◆ Data extract
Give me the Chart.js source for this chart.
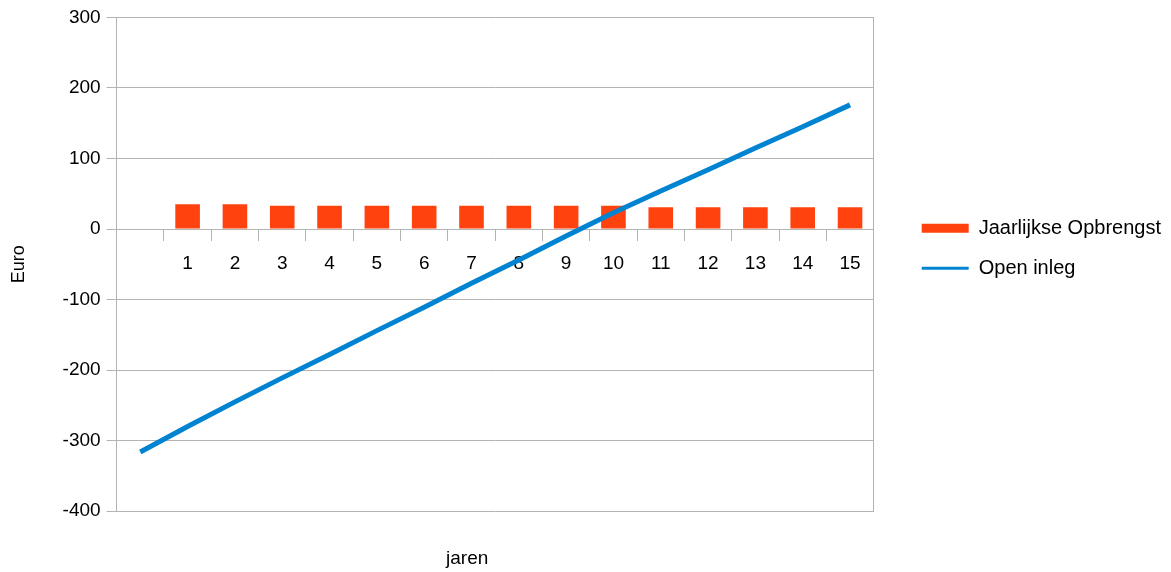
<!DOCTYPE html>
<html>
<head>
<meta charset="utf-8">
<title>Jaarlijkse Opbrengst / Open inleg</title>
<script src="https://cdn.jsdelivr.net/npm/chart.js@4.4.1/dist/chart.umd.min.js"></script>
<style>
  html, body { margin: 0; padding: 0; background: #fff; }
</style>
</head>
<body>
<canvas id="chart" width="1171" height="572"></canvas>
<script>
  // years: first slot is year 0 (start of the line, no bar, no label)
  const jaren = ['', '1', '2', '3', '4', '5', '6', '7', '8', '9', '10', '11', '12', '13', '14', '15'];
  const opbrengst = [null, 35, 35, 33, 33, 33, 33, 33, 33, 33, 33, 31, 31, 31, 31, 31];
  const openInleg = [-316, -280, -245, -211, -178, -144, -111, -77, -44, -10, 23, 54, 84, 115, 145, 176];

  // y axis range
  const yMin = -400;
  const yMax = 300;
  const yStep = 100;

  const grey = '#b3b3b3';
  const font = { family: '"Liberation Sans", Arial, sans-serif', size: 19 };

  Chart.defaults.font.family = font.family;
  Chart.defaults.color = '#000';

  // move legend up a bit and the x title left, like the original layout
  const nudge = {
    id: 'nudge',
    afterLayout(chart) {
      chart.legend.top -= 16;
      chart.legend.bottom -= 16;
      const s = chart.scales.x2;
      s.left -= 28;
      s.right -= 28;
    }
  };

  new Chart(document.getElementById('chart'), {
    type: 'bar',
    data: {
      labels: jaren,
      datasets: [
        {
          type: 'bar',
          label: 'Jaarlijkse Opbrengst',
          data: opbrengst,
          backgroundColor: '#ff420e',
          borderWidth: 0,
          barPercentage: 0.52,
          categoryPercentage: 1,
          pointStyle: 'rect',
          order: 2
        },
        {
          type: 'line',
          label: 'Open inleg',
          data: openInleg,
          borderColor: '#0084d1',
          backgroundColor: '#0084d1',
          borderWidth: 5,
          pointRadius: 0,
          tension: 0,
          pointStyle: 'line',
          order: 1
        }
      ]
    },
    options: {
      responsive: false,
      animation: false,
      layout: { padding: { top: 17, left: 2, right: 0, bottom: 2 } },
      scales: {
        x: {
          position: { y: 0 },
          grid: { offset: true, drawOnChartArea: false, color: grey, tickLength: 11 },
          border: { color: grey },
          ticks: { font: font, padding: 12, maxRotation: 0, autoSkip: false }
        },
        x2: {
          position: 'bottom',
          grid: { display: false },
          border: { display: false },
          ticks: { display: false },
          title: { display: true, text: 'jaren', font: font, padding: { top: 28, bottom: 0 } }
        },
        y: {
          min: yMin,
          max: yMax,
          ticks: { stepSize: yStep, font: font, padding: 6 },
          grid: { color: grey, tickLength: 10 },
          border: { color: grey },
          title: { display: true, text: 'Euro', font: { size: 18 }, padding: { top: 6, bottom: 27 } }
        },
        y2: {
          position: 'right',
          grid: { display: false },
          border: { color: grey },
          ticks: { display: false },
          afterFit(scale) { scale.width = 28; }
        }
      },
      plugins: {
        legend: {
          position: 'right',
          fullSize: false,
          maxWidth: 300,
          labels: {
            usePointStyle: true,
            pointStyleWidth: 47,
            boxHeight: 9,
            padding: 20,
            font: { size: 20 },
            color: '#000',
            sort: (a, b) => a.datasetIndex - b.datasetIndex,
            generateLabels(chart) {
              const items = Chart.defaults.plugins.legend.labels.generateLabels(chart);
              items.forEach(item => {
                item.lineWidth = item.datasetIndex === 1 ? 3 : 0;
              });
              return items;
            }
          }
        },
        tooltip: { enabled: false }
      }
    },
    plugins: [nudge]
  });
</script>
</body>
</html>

◆ What the task asks
Produce an exact copy of each line of data, skipping embedded images.

◆ Exercise solution
Give me the Chart.js source for this chart.
<!DOCTYPE html>
<html>
<head>
<meta charset="utf-8">
<title>Jaarlijkse Opbrengst / Open inleg</title>
<script src="https://cdn.jsdelivr.net/npm/chart.js@4.4.1/dist/chart.umd.min.js"></script>
<style>
  html, body { margin: 0; padding: 0; background: #fff; }
</style>
</head>
<body>
<canvas id="chart" width="1171" height="572"></canvas>
<script>
  // years: first slot is year 0 (start of the line, no bar, no label)
  const jaren = ['', '1', '2', '3', '4', '5', '6', '7', '8', '9', '10', '11', '12', '13', '14', '15'];
  const opbrengst = [null, 35, 35, 33, 33, 33, 33, 33, 33, 33, 33, 31, 31, 31, 31, 31];
  const openInleg = [-316, -280, -245, -211, -178, -144, -111, -77, -44, -10, 23, 54, 84, 115, 145, 176];

  // y axis range
  const yMin = -400;
  const yMax = 300;
  const yStep = 100;

  const grey = '#b3b3b3';
  const font = { family: '"Liberation Sans", Arial, sans-serif', size: 19 };

  Chart.defaults.font.family = font.family;
  Chart.defaults.color = '#000';

  // move legend up a bit and the x title left, like the original layout
  const nudge = {
    id: 'nudge',
    afterLayout(chart) {
      chart.legend.top -= 16;
      chart.legend.bottom -= 16;
      const s = chart.scales.x2;
      s.left -= 28;
      s.right -= 28;
    }
  };

  new Chart(document.getElementById('chart'), {
    type: 'bar',
    data: {
      labels: jaren,
      datasets: [
        {
          type: 'bar',
          label: 'Jaarlijkse Opbrengst',
          data: opbrengst,
          backgroundColor: '#ff420e',
          borderWidth: 0,
          barPercentage: 0.52,
          categoryPercentage: 1,
          pointStyle: 'rect',
          order: 2
        },
        {
          type: 'line',
          label: 'Open inleg',
          data: openInleg,
          borderColor: '#0084d1',
          backgroundColor: '#0084d1',
          borderWidth: 5,
          pointRadius: 0,
          tension: 0,
          pointStyle: 'line',
          order: 1
        }
      ]
    },
    options: {
      responsive: false,
      animation: false,
      layout: { padding: { top: 17, left: 2, right: 0, bottom: 2 } },
      scales: {
        x: {
          position: { y: 0 },
          grid: { offset: true, drawOnChartArea: false, color: grey, tickLength: 11 },
          border: { color: grey },
          ticks: { font: font, padding: 12, maxRotation: 0, autoSkip: false }
        },
        x2: {
          position: 'bottom',
          grid: { display: false },
          border: { display: false },
          ticks: { display: false },
          title: { display: true, text: 'jaren', font: font, padding: { top: 28, bottom: 0 } }
        },
        y: {
          min: yMin,
          max: yMax,
          ticks: { stepSize: yStep, font: font, padding: 6 },
          grid: { color: grey, tickLength: 10 },
          border: { color: grey },
          title: { display: true, text: 'Euro', font: { size: 18 }, padding: { top: 6, bottom: 27 } }
        },
        y2: {
          position: 'right',
          grid: { display: false },
          border: { color: grey },
          ticks: { display: false },
          afterFit(scale) { scale.width = 28; }
        }
      },
      plugins: {
        legend: {
          position: 'right',
          fullSize: false,
          maxWidth: 300,
          labels: {
            usePointStyle: true,
            pointStyleWidth: 47,
            boxHeight: 9,
            padding: 20,
            font: { size: 20 },
            color: '#000',
            sort: (a, b) => a.datasetIndex - b.datasetIndex,
            generateLabels(chart) {
              const items = Chart.defaults.plugins.legend.labels.generateLabels(chart);
              items.forEach(item => {
                item.lineWidth = item.datasetIndex === 1 ? 3 : 0;
              });
              return items;
            }
          }
        },
        tooltip: { enabled: false }
      }
    },
    plugins: [nudge]
  });
</script>
</body>
</html>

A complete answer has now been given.